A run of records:
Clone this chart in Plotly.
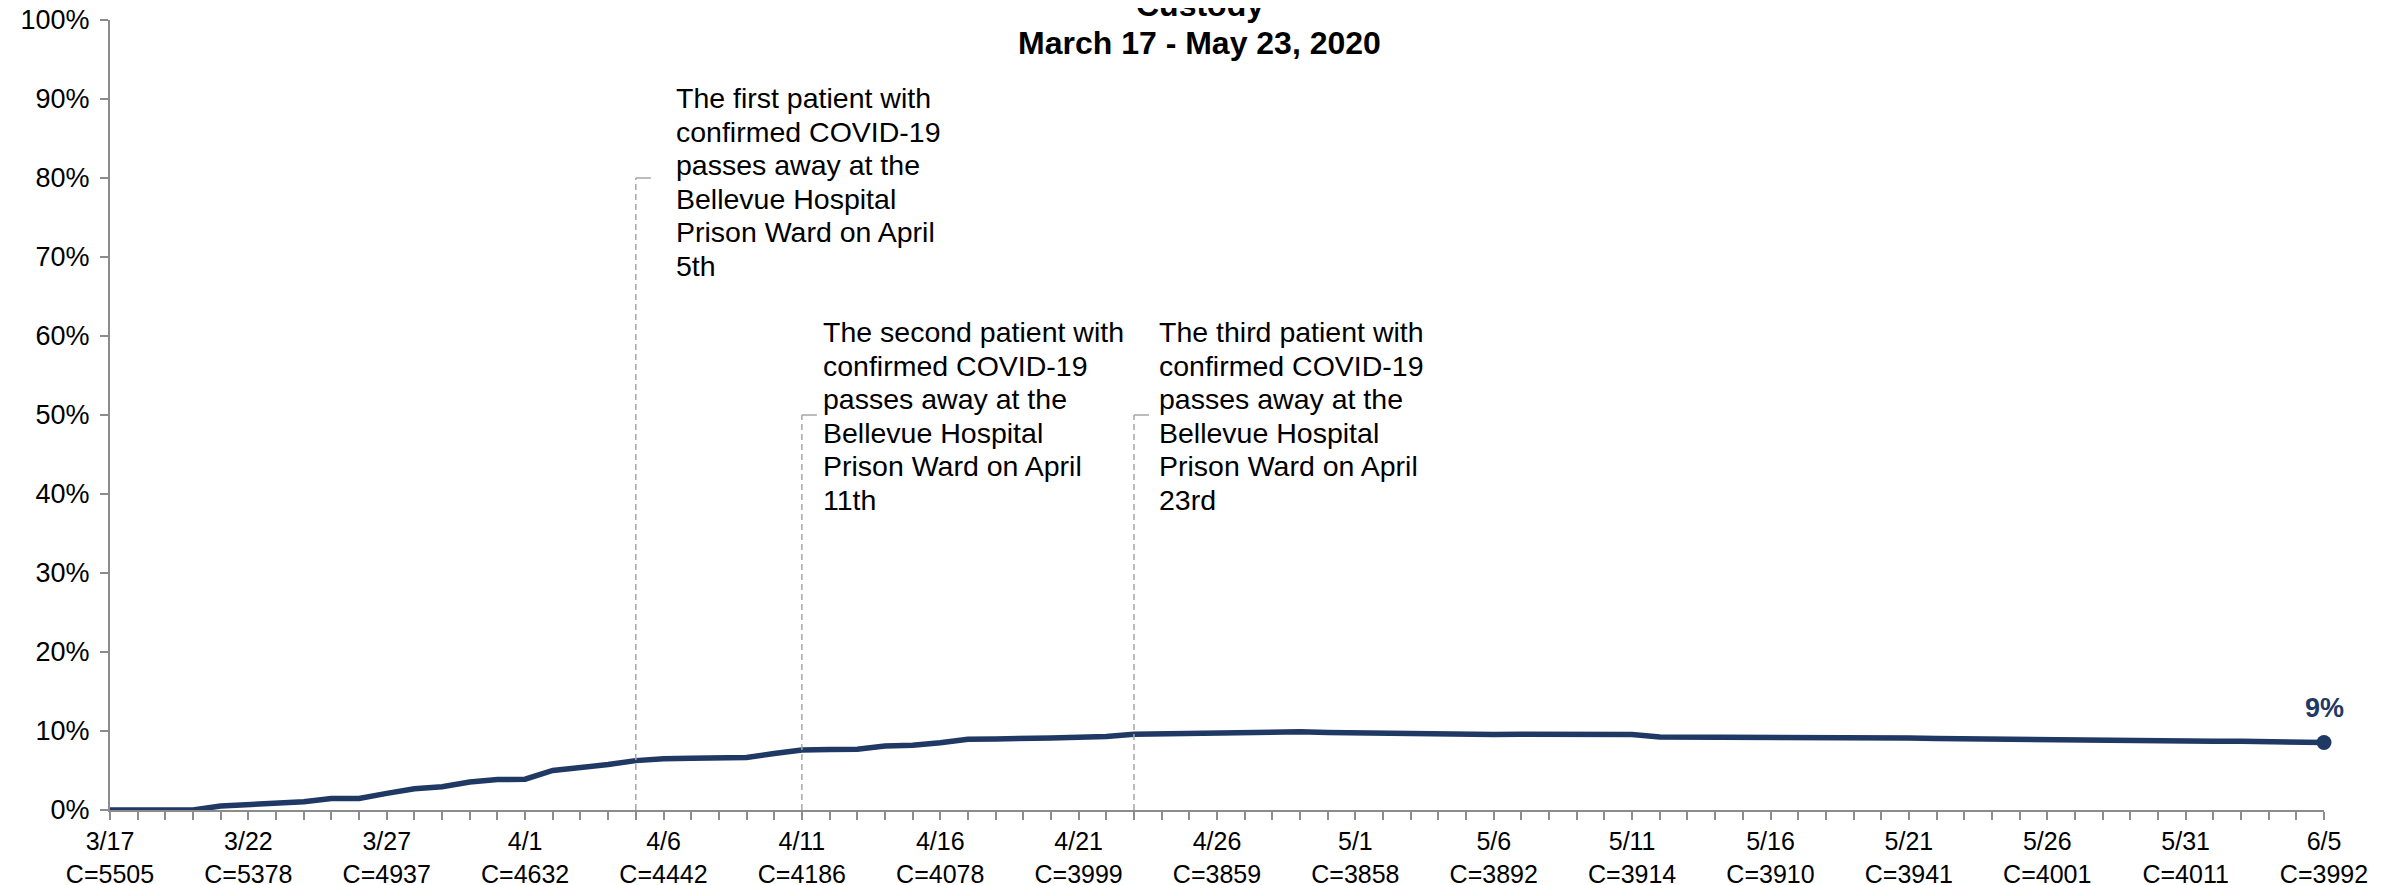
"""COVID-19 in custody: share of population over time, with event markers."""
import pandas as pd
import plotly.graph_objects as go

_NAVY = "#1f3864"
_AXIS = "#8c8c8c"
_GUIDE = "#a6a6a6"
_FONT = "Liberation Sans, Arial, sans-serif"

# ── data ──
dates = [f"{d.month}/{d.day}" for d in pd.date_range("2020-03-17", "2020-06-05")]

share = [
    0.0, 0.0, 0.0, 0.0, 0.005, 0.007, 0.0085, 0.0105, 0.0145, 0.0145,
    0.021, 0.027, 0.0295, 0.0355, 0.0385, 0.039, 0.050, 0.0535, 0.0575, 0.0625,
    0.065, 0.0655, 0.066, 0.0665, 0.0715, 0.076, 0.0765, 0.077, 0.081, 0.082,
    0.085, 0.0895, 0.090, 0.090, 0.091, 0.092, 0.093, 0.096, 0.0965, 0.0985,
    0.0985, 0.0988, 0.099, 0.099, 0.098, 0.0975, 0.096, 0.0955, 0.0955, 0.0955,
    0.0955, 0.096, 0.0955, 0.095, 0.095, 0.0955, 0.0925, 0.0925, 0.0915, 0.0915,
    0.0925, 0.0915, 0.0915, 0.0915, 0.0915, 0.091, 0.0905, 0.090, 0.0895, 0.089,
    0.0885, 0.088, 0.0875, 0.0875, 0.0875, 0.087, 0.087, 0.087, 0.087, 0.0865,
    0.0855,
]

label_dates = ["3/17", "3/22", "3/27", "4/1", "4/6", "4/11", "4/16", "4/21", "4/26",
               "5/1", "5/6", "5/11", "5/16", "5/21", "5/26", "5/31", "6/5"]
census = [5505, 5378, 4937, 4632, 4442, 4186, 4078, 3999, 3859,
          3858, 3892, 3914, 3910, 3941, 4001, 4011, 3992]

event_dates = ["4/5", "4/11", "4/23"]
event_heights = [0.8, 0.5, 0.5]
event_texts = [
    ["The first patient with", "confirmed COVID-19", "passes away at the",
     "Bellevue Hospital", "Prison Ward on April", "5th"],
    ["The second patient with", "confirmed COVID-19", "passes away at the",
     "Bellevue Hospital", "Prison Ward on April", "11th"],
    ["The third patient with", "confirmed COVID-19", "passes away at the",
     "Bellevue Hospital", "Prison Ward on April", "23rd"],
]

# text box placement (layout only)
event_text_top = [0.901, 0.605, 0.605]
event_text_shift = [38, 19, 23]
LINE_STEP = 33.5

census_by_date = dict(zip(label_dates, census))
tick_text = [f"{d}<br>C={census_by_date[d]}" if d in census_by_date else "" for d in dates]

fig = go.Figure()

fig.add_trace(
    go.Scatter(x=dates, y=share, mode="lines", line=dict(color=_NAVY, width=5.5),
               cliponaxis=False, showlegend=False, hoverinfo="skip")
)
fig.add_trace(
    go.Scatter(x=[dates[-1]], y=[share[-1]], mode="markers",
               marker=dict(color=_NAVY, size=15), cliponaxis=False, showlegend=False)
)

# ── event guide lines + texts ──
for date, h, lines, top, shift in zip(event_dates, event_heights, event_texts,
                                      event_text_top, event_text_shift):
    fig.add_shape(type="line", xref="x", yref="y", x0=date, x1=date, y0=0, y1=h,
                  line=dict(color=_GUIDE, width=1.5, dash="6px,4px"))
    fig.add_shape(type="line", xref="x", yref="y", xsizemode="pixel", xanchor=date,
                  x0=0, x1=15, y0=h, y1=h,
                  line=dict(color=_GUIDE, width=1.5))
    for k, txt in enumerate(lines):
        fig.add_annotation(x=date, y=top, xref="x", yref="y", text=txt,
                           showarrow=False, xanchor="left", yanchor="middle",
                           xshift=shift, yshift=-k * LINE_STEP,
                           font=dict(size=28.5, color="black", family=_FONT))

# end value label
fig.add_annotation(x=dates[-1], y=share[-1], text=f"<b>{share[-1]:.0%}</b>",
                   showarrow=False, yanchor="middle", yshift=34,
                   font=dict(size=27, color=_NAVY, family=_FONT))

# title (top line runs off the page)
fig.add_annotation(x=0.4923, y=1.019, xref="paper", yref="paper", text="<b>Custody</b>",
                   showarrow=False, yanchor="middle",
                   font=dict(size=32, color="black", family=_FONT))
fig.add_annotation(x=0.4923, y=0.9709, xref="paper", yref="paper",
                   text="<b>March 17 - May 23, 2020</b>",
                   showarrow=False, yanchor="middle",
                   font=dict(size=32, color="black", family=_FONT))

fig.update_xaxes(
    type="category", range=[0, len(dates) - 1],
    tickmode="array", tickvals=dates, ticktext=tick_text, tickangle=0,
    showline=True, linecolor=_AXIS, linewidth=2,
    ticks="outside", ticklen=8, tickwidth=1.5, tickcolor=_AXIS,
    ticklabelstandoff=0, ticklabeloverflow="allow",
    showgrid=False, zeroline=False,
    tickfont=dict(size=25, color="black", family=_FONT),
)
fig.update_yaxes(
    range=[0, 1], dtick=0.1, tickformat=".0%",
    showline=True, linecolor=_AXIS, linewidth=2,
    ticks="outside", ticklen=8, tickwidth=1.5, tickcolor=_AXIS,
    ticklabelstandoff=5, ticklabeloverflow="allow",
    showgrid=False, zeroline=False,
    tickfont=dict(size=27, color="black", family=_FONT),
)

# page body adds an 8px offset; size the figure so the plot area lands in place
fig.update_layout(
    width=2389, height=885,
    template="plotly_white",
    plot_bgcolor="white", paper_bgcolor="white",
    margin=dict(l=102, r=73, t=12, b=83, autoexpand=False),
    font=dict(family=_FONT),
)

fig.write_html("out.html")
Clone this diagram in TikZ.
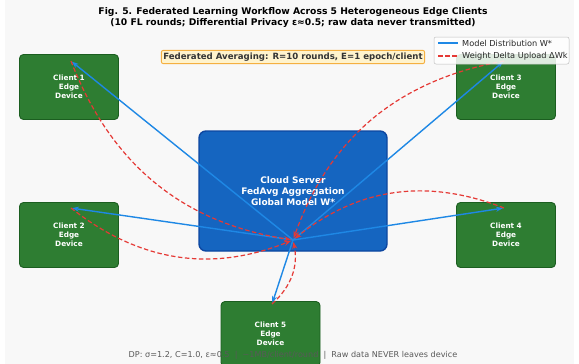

**What to produce**
Collect each line holding the string "Clone".

**The solution**
Clone this chart in Plotly.
Clone this diagram in TikZ.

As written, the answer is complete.